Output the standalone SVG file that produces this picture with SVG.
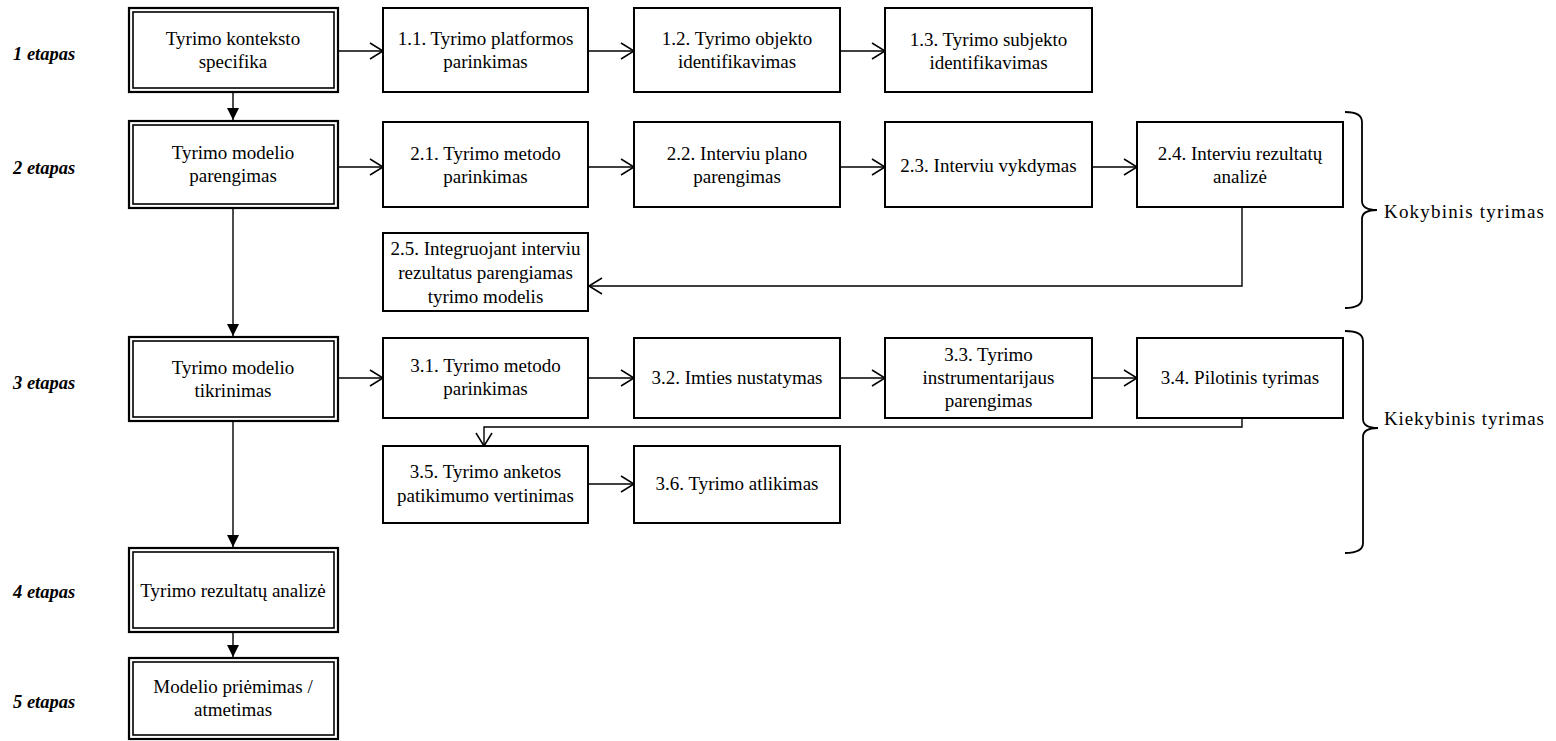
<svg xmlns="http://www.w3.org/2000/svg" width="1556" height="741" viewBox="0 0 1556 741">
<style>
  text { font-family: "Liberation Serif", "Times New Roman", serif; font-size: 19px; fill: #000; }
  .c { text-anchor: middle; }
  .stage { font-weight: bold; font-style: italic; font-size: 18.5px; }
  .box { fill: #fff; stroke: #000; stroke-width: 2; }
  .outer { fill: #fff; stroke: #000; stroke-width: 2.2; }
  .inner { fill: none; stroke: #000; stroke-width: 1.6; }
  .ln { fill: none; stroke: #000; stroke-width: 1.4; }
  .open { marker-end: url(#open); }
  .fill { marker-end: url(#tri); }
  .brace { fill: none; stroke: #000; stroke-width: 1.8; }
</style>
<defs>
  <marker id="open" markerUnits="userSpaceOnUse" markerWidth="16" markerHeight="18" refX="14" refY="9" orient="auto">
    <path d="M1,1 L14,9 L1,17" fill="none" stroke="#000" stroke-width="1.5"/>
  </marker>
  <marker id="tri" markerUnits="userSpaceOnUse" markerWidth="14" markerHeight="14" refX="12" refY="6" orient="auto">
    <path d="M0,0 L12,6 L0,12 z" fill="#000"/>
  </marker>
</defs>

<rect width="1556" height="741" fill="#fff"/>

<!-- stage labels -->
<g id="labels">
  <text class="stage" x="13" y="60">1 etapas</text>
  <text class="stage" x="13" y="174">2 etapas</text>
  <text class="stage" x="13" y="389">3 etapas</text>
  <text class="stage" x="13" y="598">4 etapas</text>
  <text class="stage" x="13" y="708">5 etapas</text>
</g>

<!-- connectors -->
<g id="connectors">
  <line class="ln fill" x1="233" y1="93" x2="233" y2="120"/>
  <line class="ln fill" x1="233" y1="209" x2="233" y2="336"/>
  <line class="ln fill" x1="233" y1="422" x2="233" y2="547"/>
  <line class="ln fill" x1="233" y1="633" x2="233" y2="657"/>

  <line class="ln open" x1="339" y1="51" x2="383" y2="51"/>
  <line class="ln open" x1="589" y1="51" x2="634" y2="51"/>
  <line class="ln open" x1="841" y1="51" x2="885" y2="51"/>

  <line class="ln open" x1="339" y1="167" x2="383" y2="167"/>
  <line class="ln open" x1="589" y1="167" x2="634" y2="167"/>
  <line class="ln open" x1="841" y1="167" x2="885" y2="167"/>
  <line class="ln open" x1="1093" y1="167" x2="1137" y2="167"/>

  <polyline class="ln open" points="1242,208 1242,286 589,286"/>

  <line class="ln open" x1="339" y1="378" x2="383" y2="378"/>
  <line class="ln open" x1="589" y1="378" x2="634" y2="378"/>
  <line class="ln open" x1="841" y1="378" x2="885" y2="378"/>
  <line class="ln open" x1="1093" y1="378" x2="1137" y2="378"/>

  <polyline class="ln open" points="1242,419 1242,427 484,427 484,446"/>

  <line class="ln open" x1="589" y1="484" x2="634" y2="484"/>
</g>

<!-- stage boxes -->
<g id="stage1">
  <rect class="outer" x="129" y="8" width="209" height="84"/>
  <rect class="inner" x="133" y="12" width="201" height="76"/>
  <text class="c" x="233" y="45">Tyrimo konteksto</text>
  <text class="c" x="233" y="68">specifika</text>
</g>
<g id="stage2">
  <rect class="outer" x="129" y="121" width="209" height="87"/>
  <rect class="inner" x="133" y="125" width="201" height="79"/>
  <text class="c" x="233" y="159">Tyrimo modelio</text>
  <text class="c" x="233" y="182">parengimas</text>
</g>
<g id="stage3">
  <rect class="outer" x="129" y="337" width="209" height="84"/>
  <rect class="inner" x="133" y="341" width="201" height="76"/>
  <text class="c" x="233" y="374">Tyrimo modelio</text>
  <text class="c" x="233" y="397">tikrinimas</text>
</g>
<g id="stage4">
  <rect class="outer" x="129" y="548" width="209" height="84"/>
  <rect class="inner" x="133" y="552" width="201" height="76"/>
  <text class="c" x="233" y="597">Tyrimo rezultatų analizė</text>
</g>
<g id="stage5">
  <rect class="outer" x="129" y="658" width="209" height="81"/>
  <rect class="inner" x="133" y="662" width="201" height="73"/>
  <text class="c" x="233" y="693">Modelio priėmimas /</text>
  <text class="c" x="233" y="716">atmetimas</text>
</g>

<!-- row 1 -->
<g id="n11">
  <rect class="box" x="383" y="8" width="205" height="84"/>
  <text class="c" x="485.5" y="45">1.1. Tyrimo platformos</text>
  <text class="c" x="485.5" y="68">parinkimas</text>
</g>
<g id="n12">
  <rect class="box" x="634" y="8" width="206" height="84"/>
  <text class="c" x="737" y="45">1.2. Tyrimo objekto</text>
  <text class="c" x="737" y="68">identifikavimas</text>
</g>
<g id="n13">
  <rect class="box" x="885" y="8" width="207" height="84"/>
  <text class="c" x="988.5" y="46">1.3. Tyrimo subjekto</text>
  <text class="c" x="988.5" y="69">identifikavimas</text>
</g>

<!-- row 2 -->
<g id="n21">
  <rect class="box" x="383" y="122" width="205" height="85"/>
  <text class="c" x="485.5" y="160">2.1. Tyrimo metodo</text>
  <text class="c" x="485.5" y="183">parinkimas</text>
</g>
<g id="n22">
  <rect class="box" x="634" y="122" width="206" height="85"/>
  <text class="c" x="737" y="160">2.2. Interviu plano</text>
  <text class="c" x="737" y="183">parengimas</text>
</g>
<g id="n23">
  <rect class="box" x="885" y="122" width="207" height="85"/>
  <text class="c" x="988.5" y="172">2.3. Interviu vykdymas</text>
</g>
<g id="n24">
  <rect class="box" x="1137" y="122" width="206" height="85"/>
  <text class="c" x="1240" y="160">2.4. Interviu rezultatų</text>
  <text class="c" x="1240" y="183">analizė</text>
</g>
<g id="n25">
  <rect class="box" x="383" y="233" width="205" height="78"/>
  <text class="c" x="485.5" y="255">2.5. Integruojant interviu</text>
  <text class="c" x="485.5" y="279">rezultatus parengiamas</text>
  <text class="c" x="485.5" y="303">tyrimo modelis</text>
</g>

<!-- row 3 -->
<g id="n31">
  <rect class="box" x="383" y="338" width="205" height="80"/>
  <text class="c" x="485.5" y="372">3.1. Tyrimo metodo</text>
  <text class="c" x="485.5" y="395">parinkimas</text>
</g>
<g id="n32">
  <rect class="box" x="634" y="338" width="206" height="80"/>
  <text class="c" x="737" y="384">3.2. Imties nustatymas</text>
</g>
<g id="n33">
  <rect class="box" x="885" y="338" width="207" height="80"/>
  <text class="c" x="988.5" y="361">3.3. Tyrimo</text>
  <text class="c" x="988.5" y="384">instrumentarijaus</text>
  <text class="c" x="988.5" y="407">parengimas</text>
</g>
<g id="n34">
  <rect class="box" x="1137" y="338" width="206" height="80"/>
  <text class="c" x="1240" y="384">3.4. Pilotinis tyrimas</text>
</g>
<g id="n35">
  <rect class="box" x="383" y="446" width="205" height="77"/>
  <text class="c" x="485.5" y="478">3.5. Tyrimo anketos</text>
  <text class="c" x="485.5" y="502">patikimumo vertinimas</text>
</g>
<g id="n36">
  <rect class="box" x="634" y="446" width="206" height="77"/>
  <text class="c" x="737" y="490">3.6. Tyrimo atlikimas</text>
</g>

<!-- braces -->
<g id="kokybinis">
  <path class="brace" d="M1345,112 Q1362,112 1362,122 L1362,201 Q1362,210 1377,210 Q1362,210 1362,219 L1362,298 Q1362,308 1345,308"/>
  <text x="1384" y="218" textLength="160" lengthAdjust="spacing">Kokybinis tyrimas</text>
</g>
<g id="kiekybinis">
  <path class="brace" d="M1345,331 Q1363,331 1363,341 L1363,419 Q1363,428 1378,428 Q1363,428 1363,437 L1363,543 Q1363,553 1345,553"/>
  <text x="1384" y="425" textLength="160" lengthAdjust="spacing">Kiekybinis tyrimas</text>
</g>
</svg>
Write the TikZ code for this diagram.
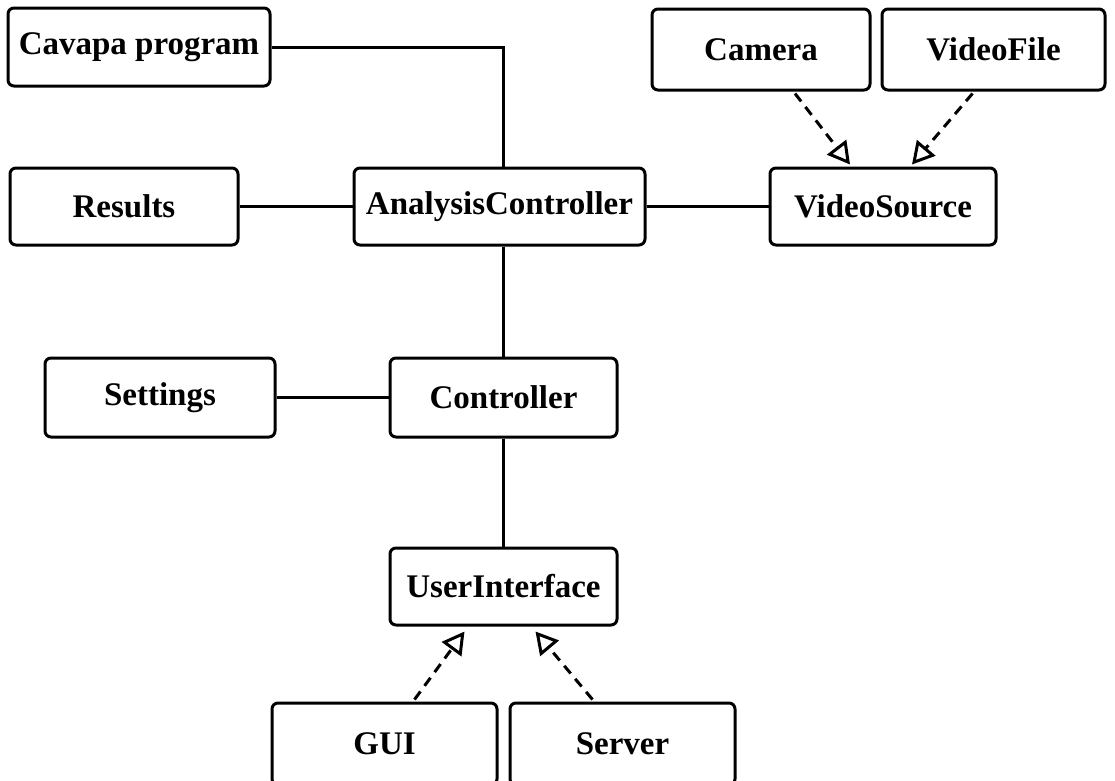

☆ ☆ ☆

Collect each line containing the string "this".

Solution below:
Output the standalone SVG file that produces this picture with SVG.
Write the TikZ code for this diagram.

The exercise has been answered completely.